## Instructions to follow
Which lines fall between the line holding "Generate a LaTeX" and the line holding "(0,0) rectangle (1018,1164);", inclusive? Retype them exactly, without the pictures, and add nothing else.

Records with drawing code:
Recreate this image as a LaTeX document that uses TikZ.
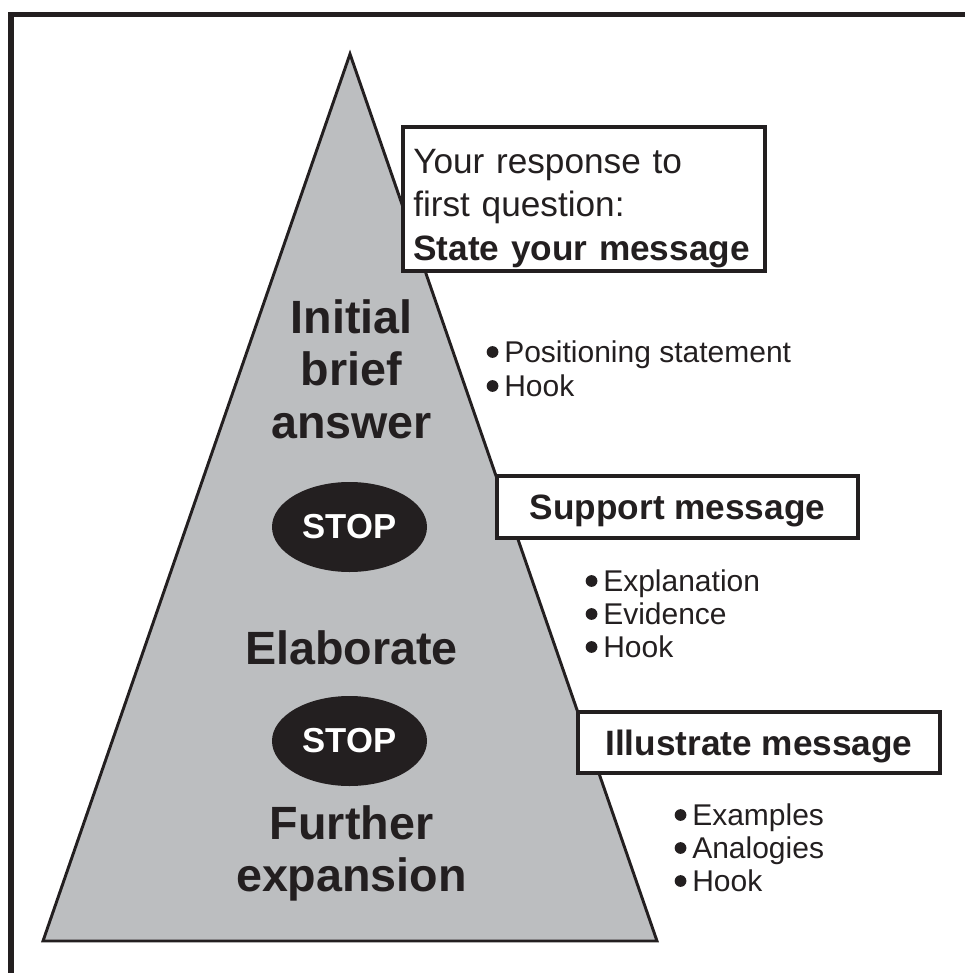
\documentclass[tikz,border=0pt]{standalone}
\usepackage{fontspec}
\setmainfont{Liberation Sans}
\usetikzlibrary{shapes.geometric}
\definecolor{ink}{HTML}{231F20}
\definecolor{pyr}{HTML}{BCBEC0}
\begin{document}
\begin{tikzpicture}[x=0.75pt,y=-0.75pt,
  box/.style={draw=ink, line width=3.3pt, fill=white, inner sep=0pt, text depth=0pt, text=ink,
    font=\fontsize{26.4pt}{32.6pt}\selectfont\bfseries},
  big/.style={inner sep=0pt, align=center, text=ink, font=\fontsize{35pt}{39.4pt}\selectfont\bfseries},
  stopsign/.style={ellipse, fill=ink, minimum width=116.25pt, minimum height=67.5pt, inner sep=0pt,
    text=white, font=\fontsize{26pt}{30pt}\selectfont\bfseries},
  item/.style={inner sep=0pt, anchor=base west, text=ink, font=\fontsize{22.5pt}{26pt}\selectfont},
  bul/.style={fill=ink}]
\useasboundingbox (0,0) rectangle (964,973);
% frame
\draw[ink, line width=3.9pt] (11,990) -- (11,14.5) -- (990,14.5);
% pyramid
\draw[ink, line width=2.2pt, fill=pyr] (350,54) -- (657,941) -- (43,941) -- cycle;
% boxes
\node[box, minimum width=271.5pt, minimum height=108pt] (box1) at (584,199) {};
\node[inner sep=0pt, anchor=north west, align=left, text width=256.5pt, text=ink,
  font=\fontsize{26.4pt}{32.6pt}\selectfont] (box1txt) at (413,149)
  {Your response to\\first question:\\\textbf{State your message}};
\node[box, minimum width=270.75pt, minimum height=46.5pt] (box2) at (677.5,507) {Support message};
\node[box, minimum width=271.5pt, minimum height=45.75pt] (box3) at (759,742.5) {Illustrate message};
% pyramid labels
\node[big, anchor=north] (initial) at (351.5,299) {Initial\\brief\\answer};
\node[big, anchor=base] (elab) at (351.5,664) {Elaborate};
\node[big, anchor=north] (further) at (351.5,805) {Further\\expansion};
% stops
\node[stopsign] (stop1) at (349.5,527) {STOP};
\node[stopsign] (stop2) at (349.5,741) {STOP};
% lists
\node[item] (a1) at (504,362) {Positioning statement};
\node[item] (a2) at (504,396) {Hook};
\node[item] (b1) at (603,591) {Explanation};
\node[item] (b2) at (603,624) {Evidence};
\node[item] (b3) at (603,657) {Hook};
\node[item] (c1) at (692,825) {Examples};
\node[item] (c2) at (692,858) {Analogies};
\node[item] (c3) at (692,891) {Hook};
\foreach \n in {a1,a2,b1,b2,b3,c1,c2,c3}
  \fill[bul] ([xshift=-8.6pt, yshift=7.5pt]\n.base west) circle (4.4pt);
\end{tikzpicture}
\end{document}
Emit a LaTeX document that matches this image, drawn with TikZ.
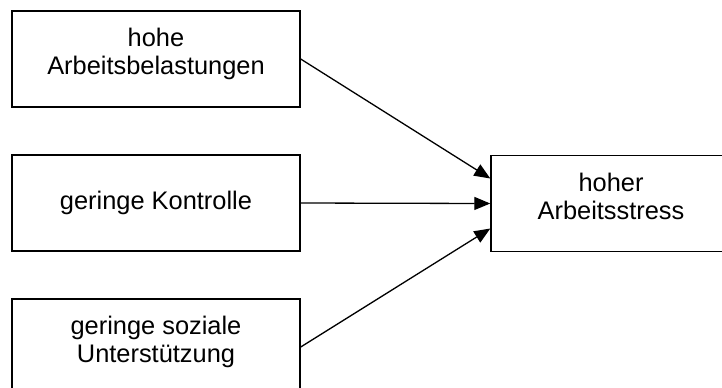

---

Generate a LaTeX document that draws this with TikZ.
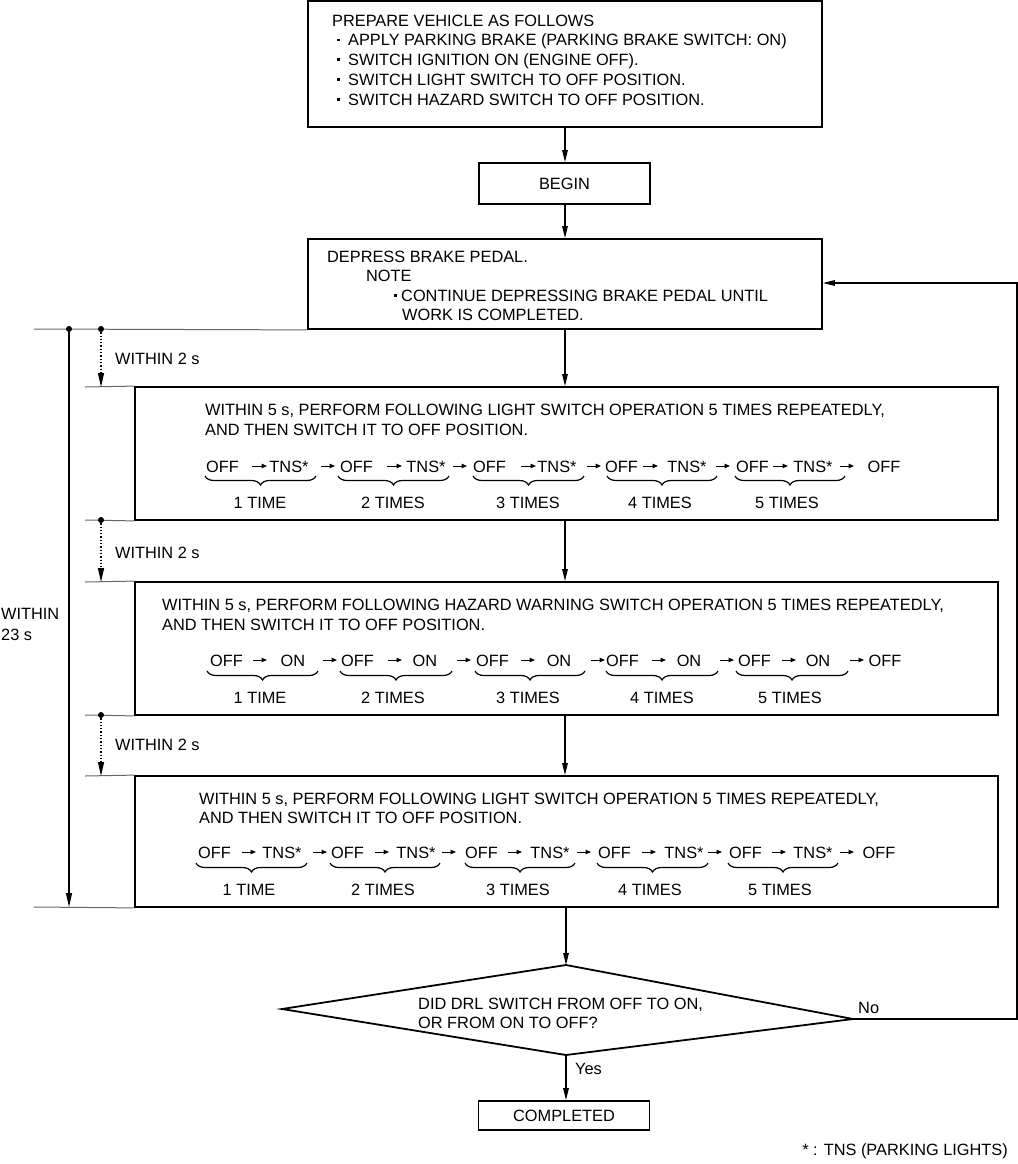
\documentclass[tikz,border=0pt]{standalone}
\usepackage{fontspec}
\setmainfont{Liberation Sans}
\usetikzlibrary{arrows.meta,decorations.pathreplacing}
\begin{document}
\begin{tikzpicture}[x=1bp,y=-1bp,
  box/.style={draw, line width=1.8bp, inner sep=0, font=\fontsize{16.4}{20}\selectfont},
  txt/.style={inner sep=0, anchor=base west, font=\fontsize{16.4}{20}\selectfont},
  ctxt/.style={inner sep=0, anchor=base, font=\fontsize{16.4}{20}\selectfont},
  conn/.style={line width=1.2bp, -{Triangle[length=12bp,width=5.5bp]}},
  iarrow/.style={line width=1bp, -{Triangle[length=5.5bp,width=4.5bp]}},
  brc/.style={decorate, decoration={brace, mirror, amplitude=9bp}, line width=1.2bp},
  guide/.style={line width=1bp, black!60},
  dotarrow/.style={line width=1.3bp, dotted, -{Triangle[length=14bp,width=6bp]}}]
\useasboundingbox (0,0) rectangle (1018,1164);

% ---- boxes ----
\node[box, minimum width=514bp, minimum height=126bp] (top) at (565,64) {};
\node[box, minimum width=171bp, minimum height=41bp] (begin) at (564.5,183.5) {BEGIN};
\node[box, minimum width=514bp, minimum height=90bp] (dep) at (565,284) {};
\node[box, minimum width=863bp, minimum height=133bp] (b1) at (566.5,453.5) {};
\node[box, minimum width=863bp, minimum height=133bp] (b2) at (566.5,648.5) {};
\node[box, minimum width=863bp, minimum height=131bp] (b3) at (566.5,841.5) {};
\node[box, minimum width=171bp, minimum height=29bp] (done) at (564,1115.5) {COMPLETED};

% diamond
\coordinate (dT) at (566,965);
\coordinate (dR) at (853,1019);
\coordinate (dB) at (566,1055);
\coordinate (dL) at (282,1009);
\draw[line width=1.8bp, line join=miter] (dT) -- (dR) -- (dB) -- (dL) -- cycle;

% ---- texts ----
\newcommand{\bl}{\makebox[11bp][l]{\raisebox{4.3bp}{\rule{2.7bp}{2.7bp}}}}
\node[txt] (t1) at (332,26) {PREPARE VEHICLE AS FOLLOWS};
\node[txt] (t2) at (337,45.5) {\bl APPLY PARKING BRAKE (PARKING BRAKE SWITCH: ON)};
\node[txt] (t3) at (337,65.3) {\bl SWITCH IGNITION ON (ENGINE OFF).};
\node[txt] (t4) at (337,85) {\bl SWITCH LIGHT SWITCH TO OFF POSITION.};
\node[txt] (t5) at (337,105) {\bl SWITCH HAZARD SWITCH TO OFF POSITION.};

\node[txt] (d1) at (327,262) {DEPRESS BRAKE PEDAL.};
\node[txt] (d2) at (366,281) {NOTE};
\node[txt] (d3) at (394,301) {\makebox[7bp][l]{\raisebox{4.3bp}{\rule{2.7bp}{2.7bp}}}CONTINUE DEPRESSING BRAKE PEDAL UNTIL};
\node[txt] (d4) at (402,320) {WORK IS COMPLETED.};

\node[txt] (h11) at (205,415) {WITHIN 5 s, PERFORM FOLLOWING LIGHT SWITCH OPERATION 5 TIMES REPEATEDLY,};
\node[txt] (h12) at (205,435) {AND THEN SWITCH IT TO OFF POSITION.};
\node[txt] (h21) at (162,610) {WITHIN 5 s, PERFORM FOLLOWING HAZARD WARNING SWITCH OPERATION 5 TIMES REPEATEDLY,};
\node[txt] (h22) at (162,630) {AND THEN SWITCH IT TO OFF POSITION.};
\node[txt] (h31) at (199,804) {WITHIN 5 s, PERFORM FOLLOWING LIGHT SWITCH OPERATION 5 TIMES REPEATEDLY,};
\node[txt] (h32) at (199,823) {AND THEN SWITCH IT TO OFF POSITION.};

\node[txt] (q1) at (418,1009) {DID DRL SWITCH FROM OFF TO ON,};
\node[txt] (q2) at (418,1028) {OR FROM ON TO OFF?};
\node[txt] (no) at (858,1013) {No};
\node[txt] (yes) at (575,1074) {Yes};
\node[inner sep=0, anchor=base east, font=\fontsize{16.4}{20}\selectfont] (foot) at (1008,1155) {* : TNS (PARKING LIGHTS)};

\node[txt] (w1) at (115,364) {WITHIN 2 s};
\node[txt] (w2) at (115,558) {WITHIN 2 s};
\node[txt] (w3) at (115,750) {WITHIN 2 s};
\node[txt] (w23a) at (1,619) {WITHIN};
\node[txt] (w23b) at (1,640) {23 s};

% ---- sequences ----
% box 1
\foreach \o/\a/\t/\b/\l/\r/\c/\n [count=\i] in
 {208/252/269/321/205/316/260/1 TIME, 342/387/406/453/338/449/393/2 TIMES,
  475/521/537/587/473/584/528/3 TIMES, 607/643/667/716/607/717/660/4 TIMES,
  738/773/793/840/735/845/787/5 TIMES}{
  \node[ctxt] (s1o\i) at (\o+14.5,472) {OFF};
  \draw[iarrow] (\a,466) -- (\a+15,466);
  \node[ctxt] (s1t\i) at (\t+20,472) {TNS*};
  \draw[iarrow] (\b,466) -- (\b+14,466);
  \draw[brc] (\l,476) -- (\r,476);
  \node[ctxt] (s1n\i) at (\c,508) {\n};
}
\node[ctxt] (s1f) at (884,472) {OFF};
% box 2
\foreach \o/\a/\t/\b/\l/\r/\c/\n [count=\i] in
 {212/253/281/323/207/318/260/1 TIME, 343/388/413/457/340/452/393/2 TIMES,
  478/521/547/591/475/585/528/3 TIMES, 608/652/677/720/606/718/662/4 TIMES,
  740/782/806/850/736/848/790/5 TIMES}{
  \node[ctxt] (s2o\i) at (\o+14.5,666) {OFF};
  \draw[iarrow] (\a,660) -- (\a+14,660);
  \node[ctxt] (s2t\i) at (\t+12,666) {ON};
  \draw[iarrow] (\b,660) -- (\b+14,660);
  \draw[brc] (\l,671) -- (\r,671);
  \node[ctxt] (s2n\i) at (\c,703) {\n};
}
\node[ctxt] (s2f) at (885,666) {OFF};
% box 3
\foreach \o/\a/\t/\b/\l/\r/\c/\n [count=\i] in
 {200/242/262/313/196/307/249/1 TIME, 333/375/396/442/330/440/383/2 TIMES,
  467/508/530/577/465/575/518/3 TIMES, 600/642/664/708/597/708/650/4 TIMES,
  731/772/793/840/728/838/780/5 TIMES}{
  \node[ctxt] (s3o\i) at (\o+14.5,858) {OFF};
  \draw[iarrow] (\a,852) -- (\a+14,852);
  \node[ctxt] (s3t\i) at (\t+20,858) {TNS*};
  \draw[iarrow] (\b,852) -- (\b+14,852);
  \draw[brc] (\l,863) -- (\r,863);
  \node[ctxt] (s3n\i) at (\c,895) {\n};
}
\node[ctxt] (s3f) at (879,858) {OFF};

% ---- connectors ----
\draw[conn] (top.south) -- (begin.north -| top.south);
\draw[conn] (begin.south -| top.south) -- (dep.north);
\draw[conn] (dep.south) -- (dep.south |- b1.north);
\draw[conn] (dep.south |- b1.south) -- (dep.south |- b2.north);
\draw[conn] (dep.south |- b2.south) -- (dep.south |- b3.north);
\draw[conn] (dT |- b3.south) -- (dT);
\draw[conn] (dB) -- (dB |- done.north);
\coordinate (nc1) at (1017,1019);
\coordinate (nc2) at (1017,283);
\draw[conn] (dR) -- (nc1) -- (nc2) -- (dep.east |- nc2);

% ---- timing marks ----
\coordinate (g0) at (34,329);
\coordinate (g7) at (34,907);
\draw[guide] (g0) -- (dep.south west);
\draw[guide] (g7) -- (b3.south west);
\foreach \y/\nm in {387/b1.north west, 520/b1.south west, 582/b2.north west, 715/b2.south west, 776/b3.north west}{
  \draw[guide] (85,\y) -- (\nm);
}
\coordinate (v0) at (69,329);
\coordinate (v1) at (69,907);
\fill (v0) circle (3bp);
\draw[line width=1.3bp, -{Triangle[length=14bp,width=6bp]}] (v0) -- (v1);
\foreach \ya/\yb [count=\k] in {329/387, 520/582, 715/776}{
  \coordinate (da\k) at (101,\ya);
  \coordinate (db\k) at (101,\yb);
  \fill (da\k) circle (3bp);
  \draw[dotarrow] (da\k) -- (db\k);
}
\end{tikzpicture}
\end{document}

## Reply to the task
Generate a LaTeX document that draws this with TikZ.
\documentclass[tikz,border=0pt]{standalone}
\usepackage{fontspec}
\setmainfont{Liberation Sans}
\usetikzlibrary{arrows.meta,decorations.pathreplacing}
\begin{document}
\begin{tikzpicture}[x=1bp,y=-1bp,
  box/.style={draw, line width=1.8bp, inner sep=0, font=\fontsize{16.4}{20}\selectfont},
  txt/.style={inner sep=0, anchor=base west, font=\fontsize{16.4}{20}\selectfont},
  ctxt/.style={inner sep=0, anchor=base, font=\fontsize{16.4}{20}\selectfont},
  conn/.style={line width=1.2bp, -{Triangle[length=12bp,width=5.5bp]}},
  iarrow/.style={line width=1bp, -{Triangle[length=5.5bp,width=4.5bp]}},
  brc/.style={decorate, decoration={brace, mirror, amplitude=9bp}, line width=1.2bp},
  guide/.style={line width=1bp, black!60},
  dotarrow/.style={line width=1.3bp, dotted, -{Triangle[length=14bp,width=6bp]}}]
\useasboundingbox (0,0) rectangle (1018,1164);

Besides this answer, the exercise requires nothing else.